(begin)

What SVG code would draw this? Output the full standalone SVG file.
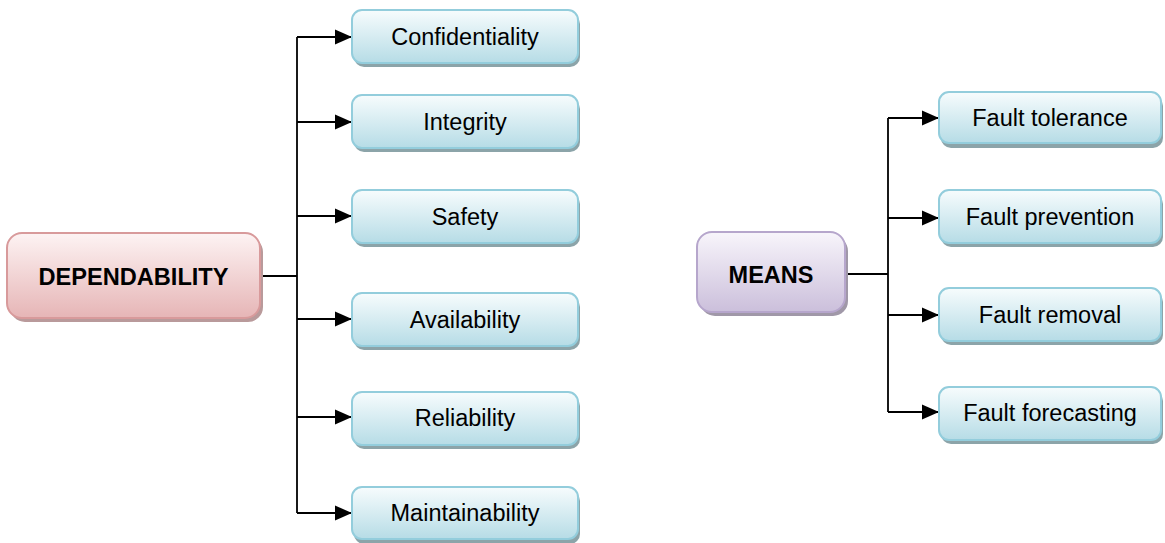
<svg xmlns="http://www.w3.org/2000/svg" width="1165" height="543" viewBox="0 0 1165 543">
<defs>
<linearGradient id="gBlue" x1="0" y1="0" x2="0" y2="1">
<stop offset="0" stop-color="#f7fcfd"/>
<stop offset="1" stop-color="#b6dce6"/>
</linearGradient>
<linearGradient id="gPink" x1="0" y1="0" x2="0" y2="1">
<stop offset="0" stop-color="#fdf3f3"/>
<stop offset="1" stop-color="#e6b5b6"/>
</linearGradient>
<linearGradient id="gPurple" x1="0" y1="0" x2="0" y2="1">
<stop offset="0" stop-color="#f8f5fb"/>
<stop offset="1" stop-color="#cbbfdb"/>
</linearGradient>
<marker id="arr" markerWidth="18" markerHeight="16" refX="17" refY="8" orient="auto" markerUnits="userSpaceOnUse">
<path d="M0,0.5 L17,8 L0,15.5 Z" fill="#000"/>
</marker>
</defs>
<style>
.leaf{fill:url(#gBlue);stroke:#93cddc;stroke-width:2}
.leafsh{fill:#8ca4a9}
.t{font-family:"Liberation Sans",Arial,sans-serif;font-size:23.5px;fill:#000;text-anchor:middle}
.tb{font-family:"Liberation Sans",Arial,sans-serif;font-size:23.5px;font-weight:bold;fill:#000;text-anchor:middle}
.c{fill:none;stroke:#000;stroke-width:1.8}
</style>
<g id="connectors">
<path class="c" d="M260,276 H297"/>
<path class="c" d="M297,37 V513"/>
<path class="c" d="M297,37 H352" marker-end="url(#arr)"/>
<path class="c" d="M297,122 H352" marker-end="url(#arr)"/>
<path class="c" d="M297,216 H352" marker-end="url(#arr)"/>
<path class="c" d="M297,319 H352" marker-end="url(#arr)"/>
<path class="c" d="M297,417 H352" marker-end="url(#arr)"/>
<path class="c" d="M297,513 H352" marker-end="url(#arr)"/>
<path class="c" d="M845,274 H888"/>
<path class="c" d="M888,118 V412"/>
<path class="c" d="M888,118 H939" marker-end="url(#arr)"/>
<path class="c" d="M888,218 H939" marker-end="url(#arr)"/>
<path class="c" d="M888,315 H939" marker-end="url(#arr)"/>
<path class="c" d="M888,412 H939" marker-end="url(#arr)"/>
</g>
<g id="dependability">
<rect x="10" y="237" width="253" height="85" rx="15" fill="#b99a9b"/>
<rect x="7" y="233" width="253" height="85" rx="15" fill="url(#gPink)" stroke="#d89a9b" stroke-width="2"/>
<text class="tb" x="133.5" y="285" textLength="190" lengthAdjust="spacingAndGlyphs">DEPENDABILITY</text>
</g>
<g id="means">
<rect x="700" y="236" width="148" height="80" rx="15" fill="#a098a8"/>
<rect x="697" y="232" width="148" height="80" rx="15" fill="url(#gPurple)" stroke="#b6a6cc" stroke-width="2"/>
<text class="tb" x="771" y="283">MEANS</text>
</g>
<g id="confidentiality">
<rect class="leafsh" x="354" y="14" width="226" height="53" rx="10"/>
<rect class="leaf" x="352" y="10" width="226" height="53" rx="10"/>
<text class="t" x="465" y="45">Confidentiality</text>
</g>
<g id="integrity">
<rect class="leafsh" x="354" y="99" width="226" height="53" rx="10"/>
<rect class="leaf" x="352" y="95" width="226" height="53" rx="10"/>
<text class="t" x="465" y="130">Integrity</text>
</g>
<g id="safety">
<rect class="leafsh" x="354" y="194" width="226" height="53" rx="10"/>
<rect class="leaf" x="352" y="190" width="226" height="53" rx="10"/>
<text class="t" x="465" y="225">Safety</text>
</g>
<g id="availability">
<rect class="leafsh" x="354" y="297" width="226" height="53" rx="10"/>
<rect class="leaf" x="352" y="293" width="226" height="53" rx="10"/>
<text class="t" x="465" y="328">Availability</text>
</g>
<g id="reliability">
<rect class="leafsh" x="354" y="396" width="226" height="53" rx="10"/>
<rect class="leaf" x="352" y="392" width="226" height="53" rx="10"/>
<text class="t" x="465" y="426">Reliability</text>
</g>
<g id="maintainability">
<rect class="leafsh" x="354" y="491" width="226" height="53" rx="10"/>
<rect class="leaf" x="352" y="487" width="226" height="52" rx="10"/>
<text class="t" x="465" y="521">Maintainability</text>
</g>
<g id="fault-tolerance">
<rect class="leafsh" x="941" y="96" width="222" height="52" rx="10"/>
<rect class="leaf" x="939" y="92" width="222" height="51" rx="10"/>
<text class="t" x="1050" y="126">Fault tolerance</text>
</g>
<g id="fault-prevention">
<rect class="leafsh" x="941" y="194" width="222" height="53" rx="10"/>
<rect class="leaf" x="939" y="190" width="222" height="53" rx="10"/>
<text class="t" x="1050" y="225">Fault prevention</text>
</g>
<g id="fault-removal">
<rect class="leafsh" x="941" y="292" width="222" height="53" rx="10"/>
<rect class="leaf" x="939" y="288" width="222" height="53" rx="10"/>
<text class="t" x="1050" y="323">Fault removal</text>
</g>
<g id="fault-forecasting">
<rect class="leafsh" x="941" y="391" width="222" height="53" rx="10"/>
<rect class="leaf" x="939" y="387" width="222" height="53" rx="10"/>
<text class="t" x="1050" y="421">Fault forecasting</text>
</g>
</svg>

(end)

* _Problem details_:
The data above needs to be retyped exactly, with the images left out.

* _Solution for this problem_:
What SVG code would draw this? Output the full standalone SVG file.
<svg xmlns="http://www.w3.org/2000/svg" width="1165" height="543" viewBox="0 0 1165 543">
<defs>
<linearGradient id="gBlue" x1="0" y1="0" x2="0" y2="1">
<stop offset="0" stop-color="#f7fcfd"/>
<stop offset="1" stop-color="#b6dce6"/>
</linearGradient>
<linearGradient id="gPink" x1="0" y1="0" x2="0" y2="1">
<stop offset="0" stop-color="#fdf3f3"/>
<stop offset="1" stop-color="#e6b5b6"/>
</linearGradient>
<linearGradient id="gPurple" x1="0" y1="0" x2="0" y2="1">
<stop offset="0" stop-color="#f8f5fb"/>
<stop offset="1" stop-color="#cbbfdb"/>
</linearGradient>
<marker id="arr" markerWidth="18" markerHeight="16" refX="17" refY="8" orient="auto" markerUnits="userSpaceOnUse">
<path d="M0,0.5 L17,8 L0,15.5 Z" fill="#000"/>
</marker>
</defs>
<style>
.leaf{fill:url(#gBlue);stroke:#93cddc;stroke-width:2}
.leafsh{fill:#8ca4a9}
.t{font-family:"Liberation Sans",Arial,sans-serif;font-size:23.5px;fill:#000;text-anchor:middle}
.tb{font-family:"Liberation Sans",Arial,sans-serif;font-size:23.5px;font-weight:bold;fill:#000;text-anchor:middle}
.c{fill:none;stroke:#000;stroke-width:1.8}
</style>
<g id="connectors">
<path class="c" d="M260,276 H297"/>
<path class="c" d="M297,37 V513"/>
<path class="c" d="M297,37 H352" marker-end="url(#arr)"/>
<path class="c" d="M297,122 H352" marker-end="url(#arr)"/>
<path class="c" d="M297,216 H352" marker-end="url(#arr)"/>
<path class="c" d="M297,319 H352" marker-end="url(#arr)"/>
<path class="c" d="M297,417 H352" marker-end="url(#arr)"/>
<path class="c" d="M297,513 H352" marker-end="url(#arr)"/>
<path class="c" d="M845,274 H888"/>
<path class="c" d="M888,118 V412"/>
<path class="c" d="M888,118 H939" marker-end="url(#arr)"/>
<path class="c" d="M888,218 H939" marker-end="url(#arr)"/>
<path class="c" d="M888,315 H939" marker-end="url(#arr)"/>
<path class="c" d="M888,412 H939" marker-end="url(#arr)"/>
</g>
<g id="dependability">
<rect x="10" y="237" width="253" height="85" rx="15" fill="#b99a9b"/>
<rect x="7" y="233" width="253" height="85" rx="15" fill="url(#gPink)" stroke="#d89a9b" stroke-width="2"/>
<text class="tb" x="133.5" y="285" textLength="190" lengthAdjust="spacingAndGlyphs">DEPENDABILITY</text>
</g>
<g id="means">
<rect x="700" y="236" width="148" height="80" rx="15" fill="#a098a8"/>
<rect x="697" y="232" width="148" height="80" rx="15" fill="url(#gPurple)" stroke="#b6a6cc" stroke-width="2"/>
<text class="tb" x="771" y="283">MEANS</text>
</g>
<g id="confidentiality">
<rect class="leafsh" x="354" y="14" width="226" height="53" rx="10"/>
<rect class="leaf" x="352" y="10" width="226" height="53" rx="10"/>
<text class="t" x="465" y="45">Confidentiality</text>
</g>
<g id="integrity">
<rect class="leafsh" x="354" y="99" width="226" height="53" rx="10"/>
<rect class="leaf" x="352" y="95" width="226" height="53" rx="10"/>
<text class="t" x="465" y="130">Integrity</text>
</g>
<g id="safety">
<rect class="leafsh" x="354" y="194" width="226" height="53" rx="10"/>
<rect class="leaf" x="352" y="190" width="226" height="53" rx="10"/>
<text class="t" x="465" y="225">Safety</text>
</g>
<g id="availability">
<rect class="leafsh" x="354" y="297" width="226" height="53" rx="10"/>
<rect class="leaf" x="352" y="293" width="226" height="53" rx="10"/>
<text class="t" x="465" y="328">Availability</text>
</g>
<g id="reliability">
<rect class="leafsh" x="354" y="396" width="226" height="53" rx="10"/>
<rect class="leaf" x="352" y="392" width="226" height="53" rx="10"/>
<text class="t" x="465" y="426">Reliability</text>
</g>
<g id="maintainability">
<rect class="leafsh" x="354" y="491" width="226" height="53" rx="10"/>
<rect class="leaf" x="352" y="487" width="226" height="52" rx="10"/>
<text class="t" x="465" y="521">Maintainability</text>
</g>
<g id="fault-tolerance">
<rect class="leafsh" x="941" y="96" width="222" height="52" rx="10"/>
<rect class="leaf" x="939" y="92" width="222" height="51" rx="10"/>
<text class="t" x="1050" y="126">Fault tolerance</text>
</g>
<g id="fault-prevention">
<rect class="leafsh" x="941" y="194" width="222" height="53" rx="10"/>
<rect class="leaf" x="939" y="190" width="222" height="53" rx="10"/>
<text class="t" x="1050" y="225">Fault prevention</text>
</g>
<g id="fault-removal">
<rect class="leafsh" x="941" y="292" width="222" height="53" rx="10"/>
<rect class="leaf" x="939" y="288" width="222" height="53" rx="10"/>
<text class="t" x="1050" y="323">Fault removal</text>
</g>
<g id="fault-forecasting">
<rect class="leafsh" x="941" y="391" width="222" height="53" rx="10"/>
<rect class="leaf" x="939" y="387" width="222" height="53" rx="10"/>
<text class="t" x="1050" y="421">Fault forecasting</text>
</g>
</svg>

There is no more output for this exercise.